According to PennDOT data, 509 people died last year in unbelted crashes, a decrease from 524 such fatalities in 2010. However, the total number of crashes in which people were not wearing seat belts rose last year to 16,298, compared to 15,442 in 2010.
Police will also focus on nighttime seat-belt enforcement, as 293 unbuckled fatalities occurred last year between 6 p.m. and 5:59 a.m., including 145 between 10 p.m. and 2:59 a.m.
“The ‘Click It or Ticket’ campaign can be a very effective tool for getting people to buckle up,” State Police Commissioner Frank Noonan said. “We’re conducting this enforcement operation for one reason: we want everyone traveling on Pennsylvania roads to reach their destination safely.

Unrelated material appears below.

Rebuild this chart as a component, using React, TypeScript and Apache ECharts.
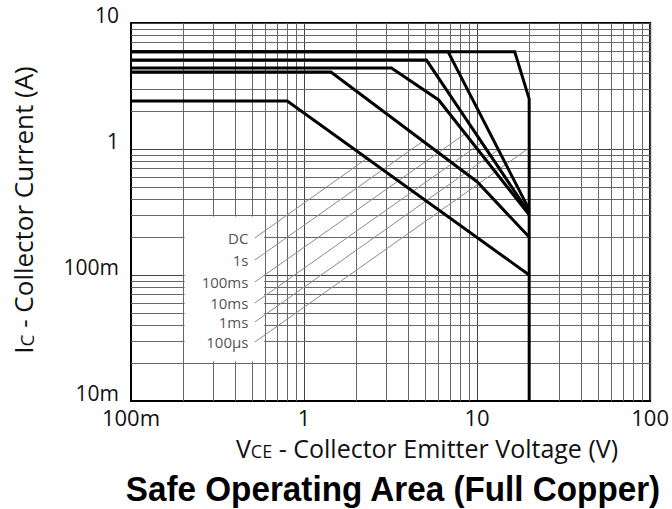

“All it takes is a few seconds to buckle your seat belt. Failing to take this simple step could be the difference between a joyful summer and a tragic one, so please buckle up,” Noonan added.
Pennsylvania’s primary seat-belt law requires drivers and passengers under 18 years old to buckle up, and children under the age of four must be properly restrained in an approved child safety seat. Children ages 4 to 8 must be restrained in an appropriate booster seat. In addition, children ages 8 to 18 must be in a seat belt when riding anywhere in the vehicle.
Also, drivers and frontseat passengers 18 years-old or older are required to buckle up. If motorists are stopped for a traffic violation and are not wearing their seat belt, they can receive a second ticket and second fine.
More than 600 municipal police departments and the Pennsylvania State Police will participate in the enforcement. Funding comes from part of PennDOT’s statewide distribution of $1.5 million in federal funds from the National Highway Traffic Safety Administration.